#### Supplied records
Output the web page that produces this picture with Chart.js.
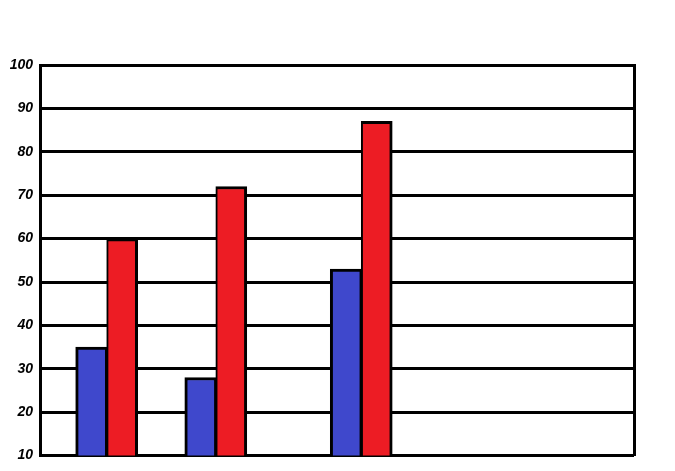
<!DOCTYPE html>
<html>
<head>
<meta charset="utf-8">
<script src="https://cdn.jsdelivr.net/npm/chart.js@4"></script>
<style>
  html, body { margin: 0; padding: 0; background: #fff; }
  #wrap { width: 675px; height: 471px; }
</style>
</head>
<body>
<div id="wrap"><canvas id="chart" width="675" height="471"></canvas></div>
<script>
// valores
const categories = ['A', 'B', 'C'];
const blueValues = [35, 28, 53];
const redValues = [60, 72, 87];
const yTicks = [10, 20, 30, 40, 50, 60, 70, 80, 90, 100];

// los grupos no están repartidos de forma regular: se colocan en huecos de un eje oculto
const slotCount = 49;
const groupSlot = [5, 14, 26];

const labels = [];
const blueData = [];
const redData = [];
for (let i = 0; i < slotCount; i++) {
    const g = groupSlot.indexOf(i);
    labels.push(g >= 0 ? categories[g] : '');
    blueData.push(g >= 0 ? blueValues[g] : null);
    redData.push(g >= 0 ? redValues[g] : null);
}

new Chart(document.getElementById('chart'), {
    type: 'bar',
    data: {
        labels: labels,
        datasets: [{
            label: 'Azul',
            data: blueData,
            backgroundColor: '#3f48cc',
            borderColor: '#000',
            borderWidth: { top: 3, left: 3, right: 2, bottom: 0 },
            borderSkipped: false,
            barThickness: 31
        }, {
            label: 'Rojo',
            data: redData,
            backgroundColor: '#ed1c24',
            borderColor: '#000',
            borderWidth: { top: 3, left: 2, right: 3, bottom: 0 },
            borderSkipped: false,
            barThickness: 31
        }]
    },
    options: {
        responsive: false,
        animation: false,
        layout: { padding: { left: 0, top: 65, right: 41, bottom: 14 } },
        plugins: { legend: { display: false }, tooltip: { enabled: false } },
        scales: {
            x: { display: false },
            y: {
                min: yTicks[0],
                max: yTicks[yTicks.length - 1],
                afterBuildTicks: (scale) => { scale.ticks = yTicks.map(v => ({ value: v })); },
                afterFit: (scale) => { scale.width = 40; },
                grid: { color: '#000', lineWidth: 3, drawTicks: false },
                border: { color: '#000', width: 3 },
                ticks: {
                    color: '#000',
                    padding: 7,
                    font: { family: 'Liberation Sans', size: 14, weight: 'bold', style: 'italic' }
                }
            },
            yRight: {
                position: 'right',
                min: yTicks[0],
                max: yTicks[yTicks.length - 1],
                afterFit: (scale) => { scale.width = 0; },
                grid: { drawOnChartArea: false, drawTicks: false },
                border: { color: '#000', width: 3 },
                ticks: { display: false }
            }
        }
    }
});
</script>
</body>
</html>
########
#### Supplied records
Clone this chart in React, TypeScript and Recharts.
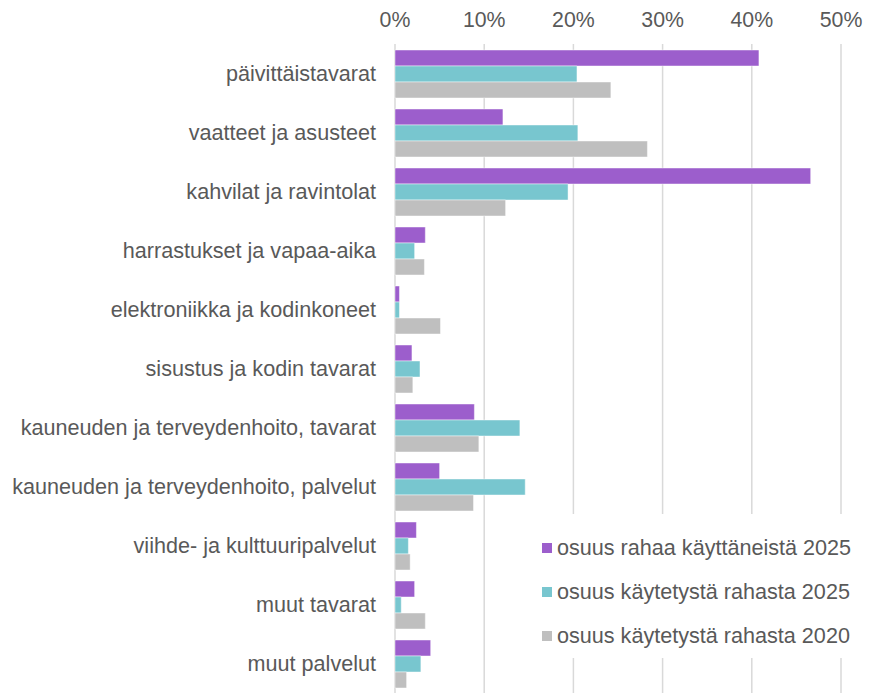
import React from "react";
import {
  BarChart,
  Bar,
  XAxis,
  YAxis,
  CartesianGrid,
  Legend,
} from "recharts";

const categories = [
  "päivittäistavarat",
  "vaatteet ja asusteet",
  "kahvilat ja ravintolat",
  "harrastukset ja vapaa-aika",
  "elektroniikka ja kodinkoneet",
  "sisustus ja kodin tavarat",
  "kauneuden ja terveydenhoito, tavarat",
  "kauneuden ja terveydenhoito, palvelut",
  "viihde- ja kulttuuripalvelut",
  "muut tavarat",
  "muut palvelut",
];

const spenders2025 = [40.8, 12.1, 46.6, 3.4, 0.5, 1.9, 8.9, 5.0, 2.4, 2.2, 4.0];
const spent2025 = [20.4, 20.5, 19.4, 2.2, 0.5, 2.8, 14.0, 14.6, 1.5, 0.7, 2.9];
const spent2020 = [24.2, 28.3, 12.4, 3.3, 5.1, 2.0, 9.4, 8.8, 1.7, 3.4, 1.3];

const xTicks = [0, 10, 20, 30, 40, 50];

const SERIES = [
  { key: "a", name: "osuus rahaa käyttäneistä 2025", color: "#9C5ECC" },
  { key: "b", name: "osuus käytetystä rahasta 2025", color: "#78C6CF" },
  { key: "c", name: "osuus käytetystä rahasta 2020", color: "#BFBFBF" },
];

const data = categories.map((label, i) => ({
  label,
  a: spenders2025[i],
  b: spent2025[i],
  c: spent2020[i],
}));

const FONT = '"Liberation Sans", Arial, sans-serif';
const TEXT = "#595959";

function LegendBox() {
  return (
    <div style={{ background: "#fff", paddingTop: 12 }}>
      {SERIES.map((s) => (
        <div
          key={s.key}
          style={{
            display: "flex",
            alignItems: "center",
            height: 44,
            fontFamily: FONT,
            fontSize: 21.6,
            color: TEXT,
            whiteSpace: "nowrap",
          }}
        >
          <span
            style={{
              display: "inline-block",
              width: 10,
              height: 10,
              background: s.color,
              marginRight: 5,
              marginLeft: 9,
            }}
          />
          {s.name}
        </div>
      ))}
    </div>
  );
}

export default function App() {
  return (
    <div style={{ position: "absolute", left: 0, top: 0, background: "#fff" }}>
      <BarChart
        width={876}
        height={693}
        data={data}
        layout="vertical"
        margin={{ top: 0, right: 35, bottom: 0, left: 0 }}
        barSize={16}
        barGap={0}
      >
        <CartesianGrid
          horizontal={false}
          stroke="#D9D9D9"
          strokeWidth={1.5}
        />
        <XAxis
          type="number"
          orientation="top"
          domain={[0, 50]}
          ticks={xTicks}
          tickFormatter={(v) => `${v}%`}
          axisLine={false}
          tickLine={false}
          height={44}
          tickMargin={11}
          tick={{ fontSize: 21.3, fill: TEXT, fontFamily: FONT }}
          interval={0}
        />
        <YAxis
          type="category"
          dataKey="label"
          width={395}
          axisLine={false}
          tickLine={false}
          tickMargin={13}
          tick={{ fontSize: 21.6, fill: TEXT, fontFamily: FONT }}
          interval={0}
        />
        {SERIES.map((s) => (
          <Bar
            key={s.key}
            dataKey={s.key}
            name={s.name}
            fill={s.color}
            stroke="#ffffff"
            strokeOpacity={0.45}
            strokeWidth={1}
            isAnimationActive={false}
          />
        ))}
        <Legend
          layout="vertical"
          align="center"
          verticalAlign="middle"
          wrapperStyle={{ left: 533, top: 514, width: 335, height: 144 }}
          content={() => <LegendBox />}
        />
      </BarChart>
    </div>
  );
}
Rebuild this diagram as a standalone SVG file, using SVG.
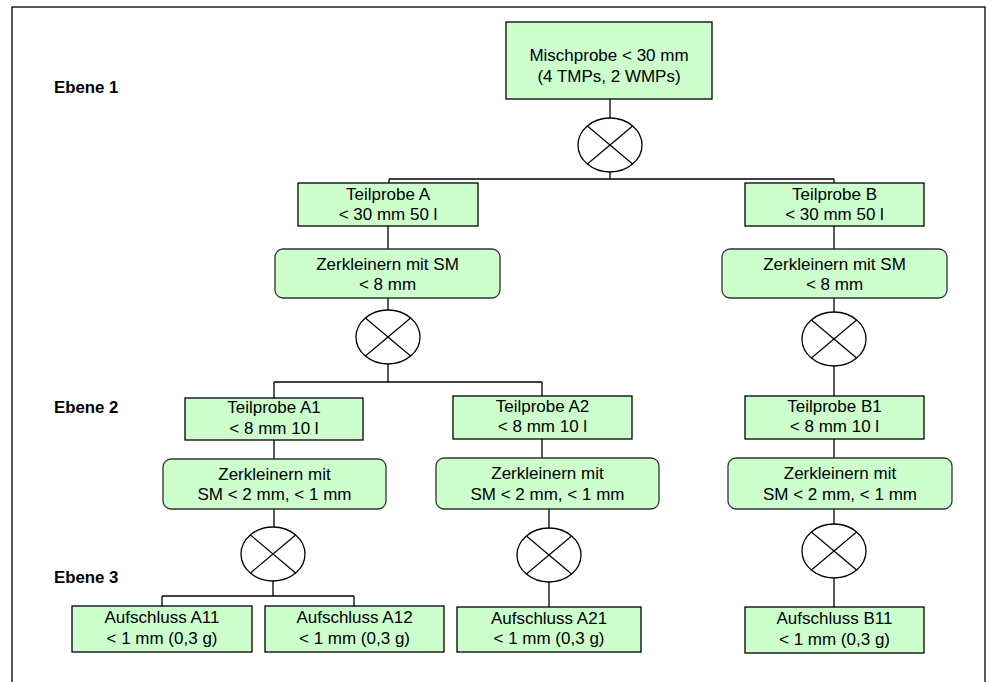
########
### Set task:
Pull out every line containing "React".

### Result for this exercise:
Clone this chart in React, TypeScript and Recharts.
import React from "react";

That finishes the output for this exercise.